Lares Privati wrote:But the 5% MC rule doesn't apply in AJE, does it ?
Usually I find the engine quite realistic in its simulation and I certainly am new to the game too, so I can't judge it's a weakness of the engine. Maybe it's just normal that armies aren't easily destroyed. I don't remind that much historical exemples of a totally annihilated army after all.
But in my last game the AI relied on infiltration strategies and those small stacks were already difficult to catch so it was frustrating not to be able to quikly annihilate them.
Maybe I should use more cavalery as Vaalen suggests.
TJD wrote:In the meanwhile I'm thinking of switching the 5% MC rule on. Without it, the role of maneuver and the map itself seem to lose a lot of their meaning.

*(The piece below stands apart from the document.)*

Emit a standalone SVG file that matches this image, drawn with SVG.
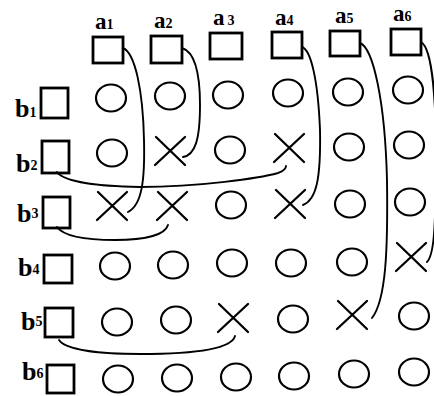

pantsukki wrote:The retreat pathing becomes extremely annoying when the beaten army returns to the province from which the attacker just came. Did they march through them?
Lares Privati wrote:but it looks like those tactics were very difficult to synchronise before the invention of radio-telecommunication !

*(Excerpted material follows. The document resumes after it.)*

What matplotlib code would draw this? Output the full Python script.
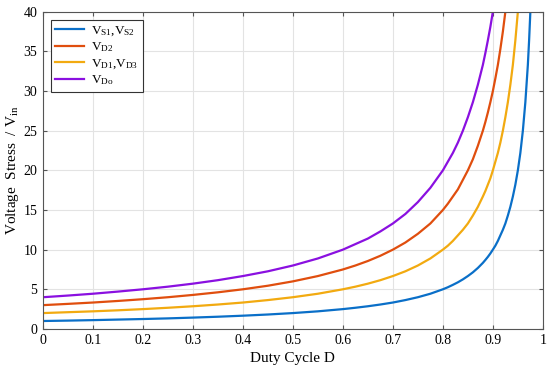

pantsukki wrote:The retreat pathing becomes extremely annoying when the beaten army returns to the province from which the attacker just came. Did they march through them?
The retreat pathing becomes extremely annoying when the beaten army returns to the province from which the attacker just came. Did they march through them?
The game I was thinking of is Hannibal: Rome versus Carthage, a spectacular game in its own right. It has a point-to-point movement system that resembles the way we move in this game. All of the points in the game can contain a Political Control marker from either side. After a battle, the loser must retreat to a space that their side controls. Every space they travel through that isn’t friendly they lose a unit. If you have to go more than four spaces, the entire force is captured. Also, if the attacker loses he must first retreat to the space he came from, if the defender loses, they cannot retreat into the space the attacker came from. Those are four sentences that explain the retreat rules in that game. Why can’t we have a system that is as simple and works as well as this one?